With Idaho task force focused on higher education, one BSU professor gives his take

Now that Lt. Gov. Janice McGeachin’s education indoctrination task force is likely to focus on higher education in its meeting Thursday, it may be timely and appropriate to express what many educators think the role or function of higher/university education is.

I strongly believe that students and faculty, as partakers in the experience of higher education, should be given a prime voice and a much larger and much more influential role than they have had in the past. After all, it is the students that the university is all about. Let student bodies and faculty senates wield real power and not be treated as “debating societies.”

It is almost self-evident that universities should address the whole individual, creating thinking people who will contribute to the larger society in various ways. Education is not training; there is a big difference between higher education and job training.

The university, in my estimate, should prepare broadly educated adults, who can then take on diverse assignments or jobs, as the need arises and as opportunities open up. A thinking university graduate can and will do anything.

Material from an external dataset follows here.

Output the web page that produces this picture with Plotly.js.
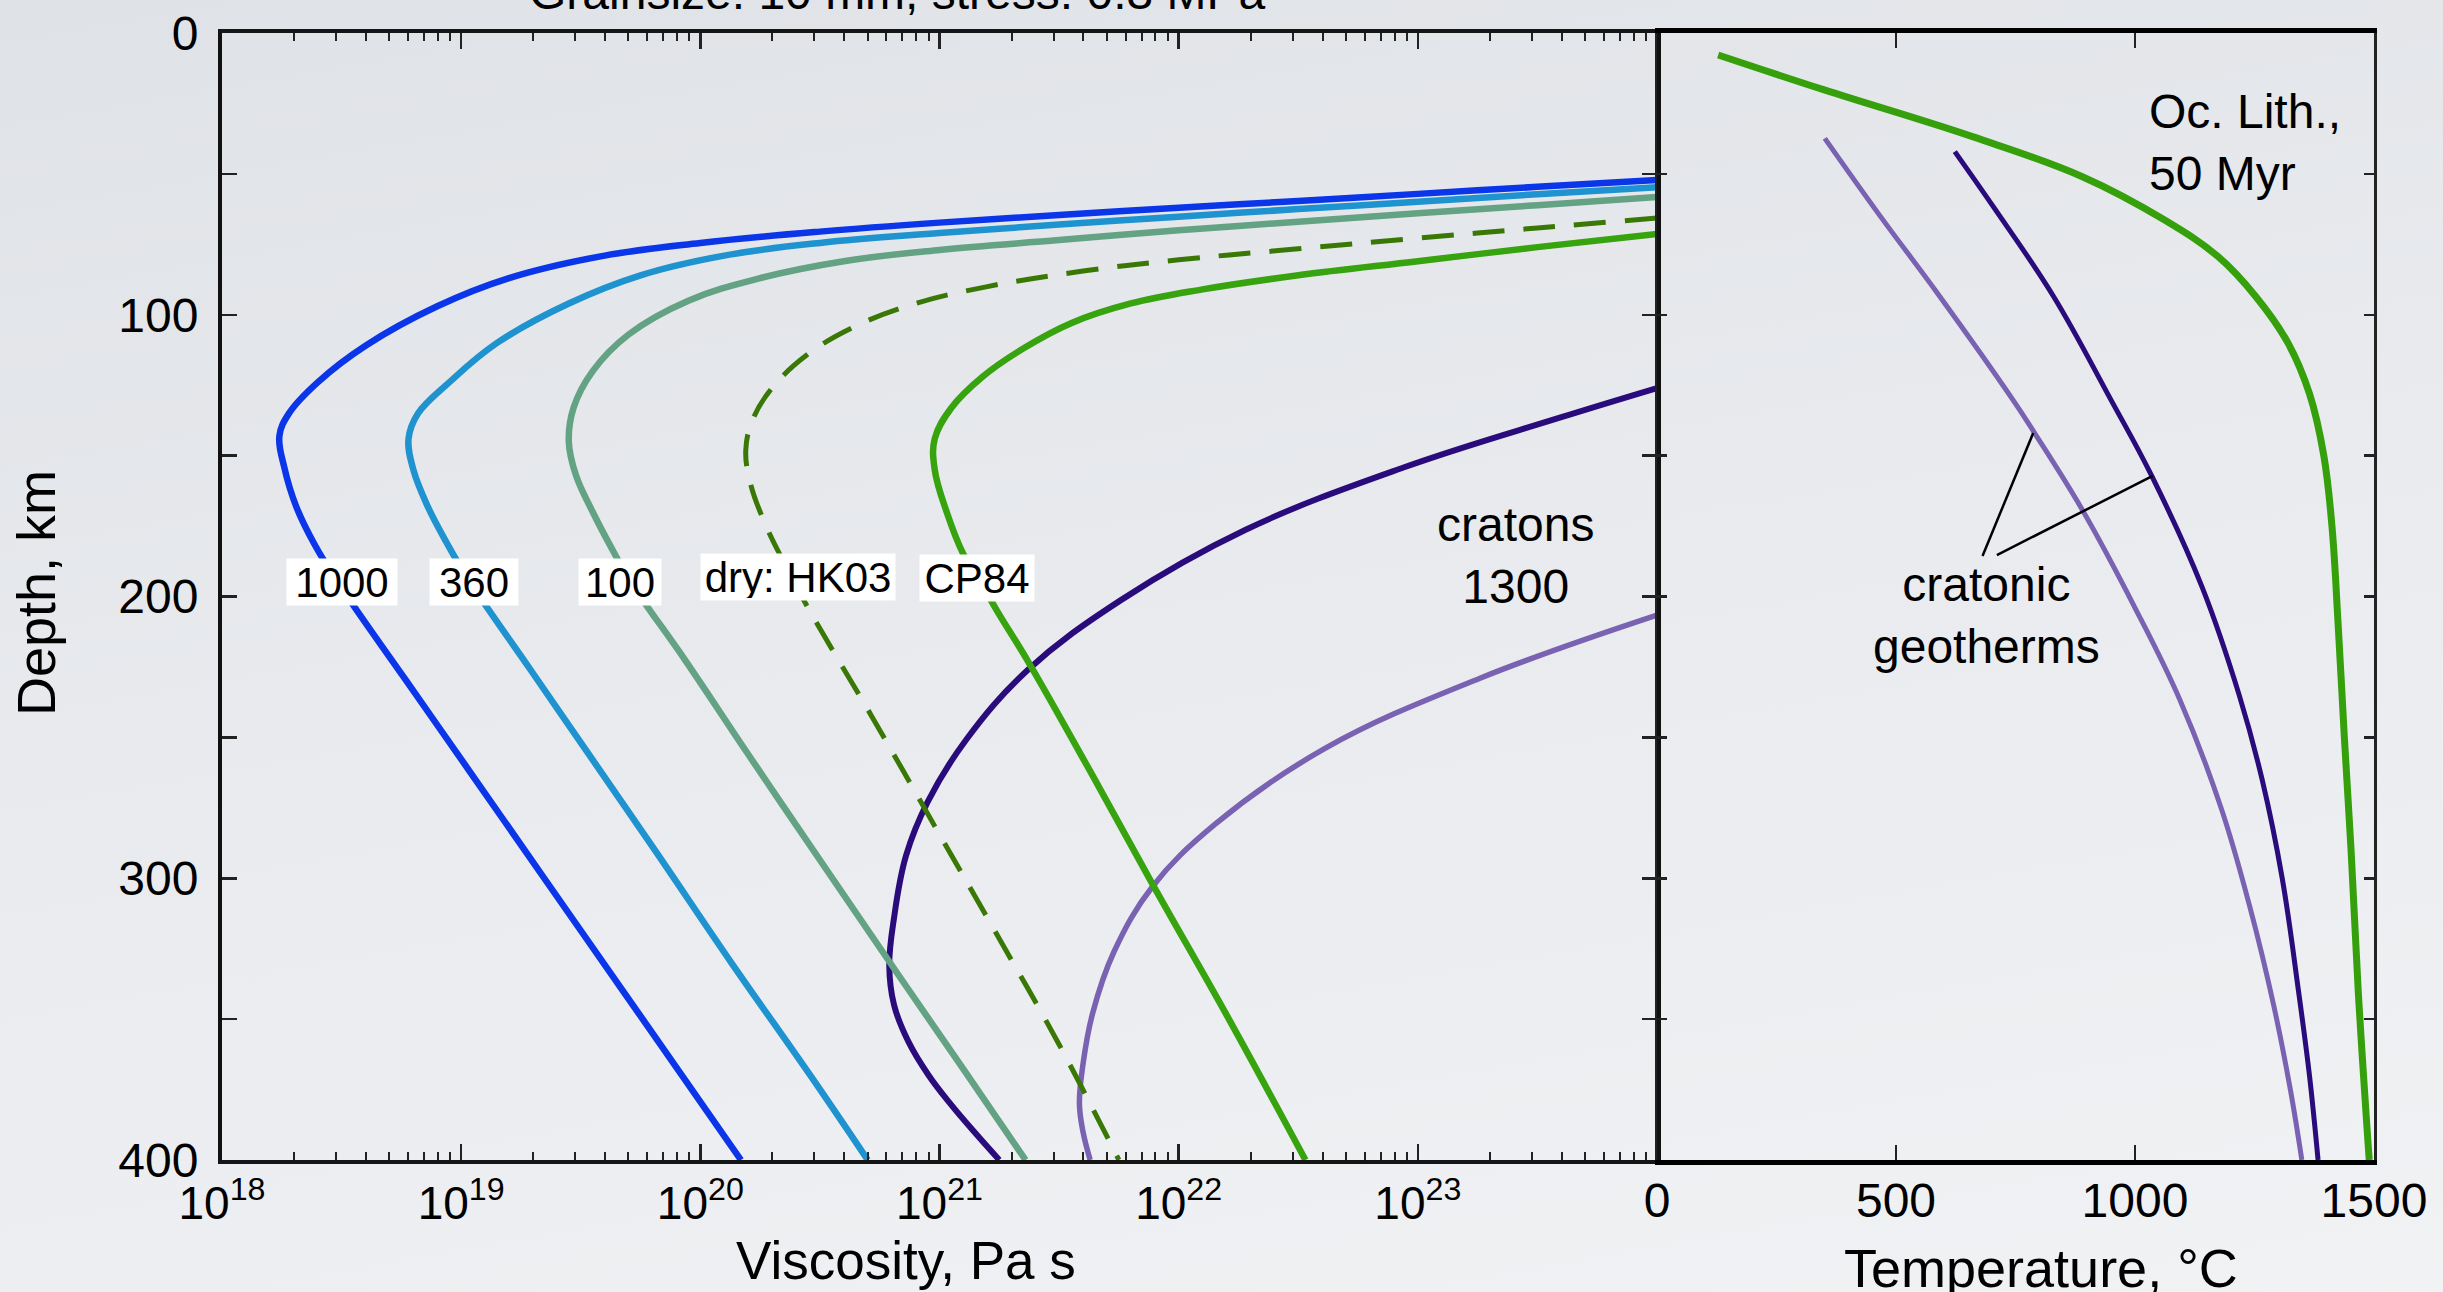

Socrates said, “The unexamined life is not worth living.” Education is about questioning and re-examining mainstream, long-accepted dogmas and practices if they prove inadequate, even harmful, in changing times.

I hold that all education, especially higher education, should enable and encourage independent, innovative, and “enterprising” thinking in its students. Nothing is pre-judged. Prima facie, no specific doctrine or ideology should be favored or dismissed in university education.

Higher education is not like filling a bucket with water.

A better metaphor would be that education is preparing ice cream, where a lot of churning occurs with many ingredients in the making of it. It’s not cramming or stuffing students’ “empty” minds with facts. Students can “Google” for mining information. But (higher) education teaches students about sifting, synthesizing, analyzing and (re)interpreting the data, the information they have culled: Educating students is giving them “space” to challenge.

Let me give some examples of how this total freedom of expression and encouragement to thinking for themselves were put into practice in some of my BSU classes: At one point, the whole class enthusiastically endorsed the revolutionary concept of “no taxation without representation.” On another occasion, we — the students and I — discussed the issue of taxation, the students in the class taking opposing sides: whether the rich should be required to pay their “fair” share of taxes — and many such matters that would be unpalatable to and draw ire from many Idaho legislators. No sacred cows in higher education. No subject, no thought, is taboo. The only requirement for myself and the students was that we marshal convincing data, incontrovertible evidence, in support of our positions.

Even though the professor (in this case) was originally from India, no special concession or “soft corner” was entertained on Indian issues: Once, in one of my classes, there was strong criticism of the age-old hierarchical and inherently unequal stratification of Indian society — the caste system. On the other hand, when discussing and evaluating Mahatma Gandhi, almost the whole class praised his contribution to humanity in terms of his insistence on non-violent transformation. New socio-political paradigms were often discussed in my classes.

In my estimate, that’s a taste of higher education.

Mohan R. Limaye, of Boise, is a professor emeritus at Boise State University with 40-plus years of teaching experience in various universities, including the University of Wisconsin-Milwaukee, University of Texas at Austin, Colorado State University at Fort Collins, and lastly at Boise State.